Court Enjoins Law Requiring California Businesses Have Women on Their Board of Directors
On May 13, 2022, a law requiring publicly held corporations headquartered in California to have women on the board of directors was enjoined from being enforced and declared unconstitutional after a bench trial in Los Angeles Superior Court. In Crest v. Padilla, a judge ruled that the law violated the Equal Protection Clause of the California Constitution because it created a suspect gender classification without a compelling state interest, and the law was not necessary or narrowly tailored to achieve the State’s goals of remedying gender discrimination or benefiting the economy.
On September 30, 2018, Governor Jerry Brown signed Senate Bill 826 into law. It required public companies headquartered in California to have at least one female on the board of directors by the end of 2019. By the end of 2021, public companies in California with five directors were required to have at least two female directors, or three female directors if the company had six or more directors. The law authorized the Secretary of State to impose fines ranging from $100,000 to $300,000 per violation.
A group of California taxpayers filed suit in 2019 to enjoin implementation and enforcement of the law. The taxpayers alleged S.B. 826 violated the Equal Protection Clause and Article I, Section 31 (prohibiting discrimination based on sex in public employment, education, or contracting) of the California Constitution. Beginning in December 2021, the court commenced a bench trial and issued a lengthy verdict on May 13, 2022.
The trial court ruled that S.B. 826 violated the Equal Protection Clause, and enjoined the law. More specifically, the court applied the strict scrutiny standard of review applicable to gender-based classifications, and held that the State failed to carry its burden and sufficiently prove that the use of gender-based corporate board seat requirements was necessary and narrowly tailored to achieve a compelling state interest.

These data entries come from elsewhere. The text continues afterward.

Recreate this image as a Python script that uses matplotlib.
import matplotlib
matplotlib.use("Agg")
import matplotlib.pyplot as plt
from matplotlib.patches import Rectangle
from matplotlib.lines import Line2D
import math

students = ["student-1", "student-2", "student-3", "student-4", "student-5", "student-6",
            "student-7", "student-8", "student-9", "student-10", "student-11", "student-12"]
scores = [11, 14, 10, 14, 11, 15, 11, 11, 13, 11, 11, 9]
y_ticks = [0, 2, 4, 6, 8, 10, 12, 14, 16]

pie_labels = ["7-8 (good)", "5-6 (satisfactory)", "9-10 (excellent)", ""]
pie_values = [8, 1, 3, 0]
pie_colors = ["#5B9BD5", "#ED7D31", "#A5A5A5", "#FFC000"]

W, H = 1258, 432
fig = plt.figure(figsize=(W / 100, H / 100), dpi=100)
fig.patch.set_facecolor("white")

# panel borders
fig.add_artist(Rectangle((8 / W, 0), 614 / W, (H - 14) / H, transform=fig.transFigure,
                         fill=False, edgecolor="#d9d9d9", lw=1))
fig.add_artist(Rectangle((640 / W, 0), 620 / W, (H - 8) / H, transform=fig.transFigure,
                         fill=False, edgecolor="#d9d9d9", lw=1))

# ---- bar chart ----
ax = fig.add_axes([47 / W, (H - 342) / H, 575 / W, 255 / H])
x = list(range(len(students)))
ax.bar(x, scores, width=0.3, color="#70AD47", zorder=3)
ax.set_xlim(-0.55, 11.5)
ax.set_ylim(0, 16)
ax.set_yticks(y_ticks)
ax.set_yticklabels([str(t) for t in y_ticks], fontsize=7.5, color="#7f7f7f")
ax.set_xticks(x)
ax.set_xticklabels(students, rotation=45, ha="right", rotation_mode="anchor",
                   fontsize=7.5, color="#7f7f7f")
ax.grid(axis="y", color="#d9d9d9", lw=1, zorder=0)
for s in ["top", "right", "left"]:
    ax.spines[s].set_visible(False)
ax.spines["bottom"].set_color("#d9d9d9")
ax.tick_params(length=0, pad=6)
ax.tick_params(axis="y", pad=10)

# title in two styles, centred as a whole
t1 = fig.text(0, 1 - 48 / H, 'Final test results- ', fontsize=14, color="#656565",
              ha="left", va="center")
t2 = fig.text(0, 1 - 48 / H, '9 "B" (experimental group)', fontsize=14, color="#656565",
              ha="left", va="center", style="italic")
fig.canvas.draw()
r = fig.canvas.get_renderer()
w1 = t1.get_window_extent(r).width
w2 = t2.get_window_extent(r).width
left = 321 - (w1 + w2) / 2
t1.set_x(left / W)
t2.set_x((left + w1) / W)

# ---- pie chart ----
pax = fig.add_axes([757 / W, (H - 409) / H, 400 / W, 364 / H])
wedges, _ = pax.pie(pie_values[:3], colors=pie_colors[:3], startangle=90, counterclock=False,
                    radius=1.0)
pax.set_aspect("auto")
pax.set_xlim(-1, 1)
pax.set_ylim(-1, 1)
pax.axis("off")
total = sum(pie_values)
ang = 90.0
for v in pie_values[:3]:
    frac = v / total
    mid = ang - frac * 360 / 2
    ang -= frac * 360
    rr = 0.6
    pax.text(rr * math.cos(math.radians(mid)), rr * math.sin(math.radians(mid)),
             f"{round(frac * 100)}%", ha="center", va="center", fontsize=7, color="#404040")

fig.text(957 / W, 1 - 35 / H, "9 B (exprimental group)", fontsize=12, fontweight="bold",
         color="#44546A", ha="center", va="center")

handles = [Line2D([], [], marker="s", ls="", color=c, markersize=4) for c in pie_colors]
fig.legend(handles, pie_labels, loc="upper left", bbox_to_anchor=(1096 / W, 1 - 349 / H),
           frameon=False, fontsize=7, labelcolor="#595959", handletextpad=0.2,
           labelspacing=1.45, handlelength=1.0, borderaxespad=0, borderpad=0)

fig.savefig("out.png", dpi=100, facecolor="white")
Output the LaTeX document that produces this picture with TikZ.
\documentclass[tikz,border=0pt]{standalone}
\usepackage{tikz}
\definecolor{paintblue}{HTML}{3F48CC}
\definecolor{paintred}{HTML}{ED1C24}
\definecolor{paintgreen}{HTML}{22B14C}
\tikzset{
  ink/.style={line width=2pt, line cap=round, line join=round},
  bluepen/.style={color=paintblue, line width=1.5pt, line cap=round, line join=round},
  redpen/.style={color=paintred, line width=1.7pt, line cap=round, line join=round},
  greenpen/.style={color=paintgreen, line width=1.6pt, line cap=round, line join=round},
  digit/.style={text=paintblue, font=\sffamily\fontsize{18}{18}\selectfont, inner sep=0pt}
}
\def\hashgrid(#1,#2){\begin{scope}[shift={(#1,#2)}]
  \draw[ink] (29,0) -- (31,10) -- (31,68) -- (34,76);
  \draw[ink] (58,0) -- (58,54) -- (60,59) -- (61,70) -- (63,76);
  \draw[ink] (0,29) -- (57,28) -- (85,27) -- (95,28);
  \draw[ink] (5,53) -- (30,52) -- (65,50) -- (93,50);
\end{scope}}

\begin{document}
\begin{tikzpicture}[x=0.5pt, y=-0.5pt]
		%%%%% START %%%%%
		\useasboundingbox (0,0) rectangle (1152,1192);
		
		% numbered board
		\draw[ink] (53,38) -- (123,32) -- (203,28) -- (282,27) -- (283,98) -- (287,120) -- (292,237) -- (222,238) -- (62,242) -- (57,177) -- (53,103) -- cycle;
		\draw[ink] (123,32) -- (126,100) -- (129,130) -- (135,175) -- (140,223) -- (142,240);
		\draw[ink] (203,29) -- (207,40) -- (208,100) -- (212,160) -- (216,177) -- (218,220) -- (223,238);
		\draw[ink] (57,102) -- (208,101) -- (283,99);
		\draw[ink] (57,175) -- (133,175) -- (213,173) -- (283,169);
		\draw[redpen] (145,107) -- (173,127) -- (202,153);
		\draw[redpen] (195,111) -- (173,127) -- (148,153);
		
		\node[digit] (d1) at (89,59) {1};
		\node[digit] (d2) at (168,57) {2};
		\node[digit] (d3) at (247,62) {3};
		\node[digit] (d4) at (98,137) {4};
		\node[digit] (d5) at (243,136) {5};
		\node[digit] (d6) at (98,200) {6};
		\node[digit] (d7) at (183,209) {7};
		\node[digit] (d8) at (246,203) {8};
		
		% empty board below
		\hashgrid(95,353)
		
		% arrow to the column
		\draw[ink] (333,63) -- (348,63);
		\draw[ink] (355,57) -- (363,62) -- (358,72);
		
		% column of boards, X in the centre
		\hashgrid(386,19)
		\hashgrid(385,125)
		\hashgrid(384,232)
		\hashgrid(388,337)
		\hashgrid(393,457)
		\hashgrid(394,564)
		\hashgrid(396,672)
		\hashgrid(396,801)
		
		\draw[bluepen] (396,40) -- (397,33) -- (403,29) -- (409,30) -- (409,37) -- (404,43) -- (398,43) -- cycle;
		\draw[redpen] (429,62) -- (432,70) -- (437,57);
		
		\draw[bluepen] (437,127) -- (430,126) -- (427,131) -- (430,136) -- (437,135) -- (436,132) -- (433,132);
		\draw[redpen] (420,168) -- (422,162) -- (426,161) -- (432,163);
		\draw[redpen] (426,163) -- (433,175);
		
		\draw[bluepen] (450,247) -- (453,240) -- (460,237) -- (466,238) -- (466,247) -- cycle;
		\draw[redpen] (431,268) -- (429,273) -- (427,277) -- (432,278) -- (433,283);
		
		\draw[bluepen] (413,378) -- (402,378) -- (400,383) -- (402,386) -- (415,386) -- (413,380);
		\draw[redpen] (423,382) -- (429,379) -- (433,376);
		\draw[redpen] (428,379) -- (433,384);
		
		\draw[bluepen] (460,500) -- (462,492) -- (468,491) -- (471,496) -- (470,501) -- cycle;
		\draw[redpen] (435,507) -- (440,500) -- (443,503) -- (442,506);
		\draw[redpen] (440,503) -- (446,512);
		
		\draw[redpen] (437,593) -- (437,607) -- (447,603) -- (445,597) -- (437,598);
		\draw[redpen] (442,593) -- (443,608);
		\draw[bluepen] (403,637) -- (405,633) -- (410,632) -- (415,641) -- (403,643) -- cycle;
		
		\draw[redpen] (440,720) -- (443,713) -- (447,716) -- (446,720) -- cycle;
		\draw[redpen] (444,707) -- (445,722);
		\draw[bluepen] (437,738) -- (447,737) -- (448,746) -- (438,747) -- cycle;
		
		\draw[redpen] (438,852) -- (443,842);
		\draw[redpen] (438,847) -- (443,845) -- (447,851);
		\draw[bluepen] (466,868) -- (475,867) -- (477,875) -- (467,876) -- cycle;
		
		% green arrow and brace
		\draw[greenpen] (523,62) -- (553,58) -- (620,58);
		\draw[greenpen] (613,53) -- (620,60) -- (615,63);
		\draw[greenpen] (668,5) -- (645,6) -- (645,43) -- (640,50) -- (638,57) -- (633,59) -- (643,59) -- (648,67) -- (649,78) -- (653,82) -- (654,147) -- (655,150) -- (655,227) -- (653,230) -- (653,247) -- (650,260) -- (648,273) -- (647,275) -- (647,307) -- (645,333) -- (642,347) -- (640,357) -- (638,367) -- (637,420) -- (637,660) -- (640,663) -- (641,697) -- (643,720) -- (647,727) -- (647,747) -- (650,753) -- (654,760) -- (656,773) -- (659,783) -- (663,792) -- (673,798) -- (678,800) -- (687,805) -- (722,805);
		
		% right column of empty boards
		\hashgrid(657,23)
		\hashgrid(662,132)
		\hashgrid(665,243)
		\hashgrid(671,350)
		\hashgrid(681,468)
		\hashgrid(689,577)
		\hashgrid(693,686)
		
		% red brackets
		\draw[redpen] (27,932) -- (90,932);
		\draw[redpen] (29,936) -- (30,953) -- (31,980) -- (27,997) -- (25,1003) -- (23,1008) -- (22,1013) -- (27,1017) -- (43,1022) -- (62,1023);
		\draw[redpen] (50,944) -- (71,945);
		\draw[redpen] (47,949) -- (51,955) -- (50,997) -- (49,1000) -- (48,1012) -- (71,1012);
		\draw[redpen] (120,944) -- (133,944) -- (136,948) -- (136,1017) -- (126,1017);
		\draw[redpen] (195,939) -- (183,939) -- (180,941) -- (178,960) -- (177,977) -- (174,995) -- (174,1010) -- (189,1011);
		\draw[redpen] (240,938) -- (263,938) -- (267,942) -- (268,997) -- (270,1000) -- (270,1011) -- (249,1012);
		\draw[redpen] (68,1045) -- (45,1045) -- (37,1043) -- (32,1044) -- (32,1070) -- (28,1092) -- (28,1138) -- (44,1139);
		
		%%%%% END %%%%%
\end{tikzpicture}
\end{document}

In support of S.B. 826, the State claimed three compelling interests: (1) to eliminate and remedy discrimination in the selection process for corporate directors; (2) to increase gender diversity on boards of directors that would lead to a benefit to California’s economy; and (3) to increase gender diversity on boards of directors that would lead to benefits for California taxpayers, public employees, and retirees. The court considered all of the evidence presented by the State in support of these three interests, and ruled that the State failed to carry its burden and establish a compelling interest behind the law. Furthermore, the court ruled that the State’s evidence of gender discrimination was unpersuasive and anecdotal, and that the use of a gender-based requirement for board of director seats was not narrowly tailored or necessary to benefit the economy, improve opportunities for women in the workplace, or protect California taxpayers. As a result, S.B. 826 did not survive strict scrutiny and violated the Equal Protection Clause, and the court issued a verdict enjoining the law.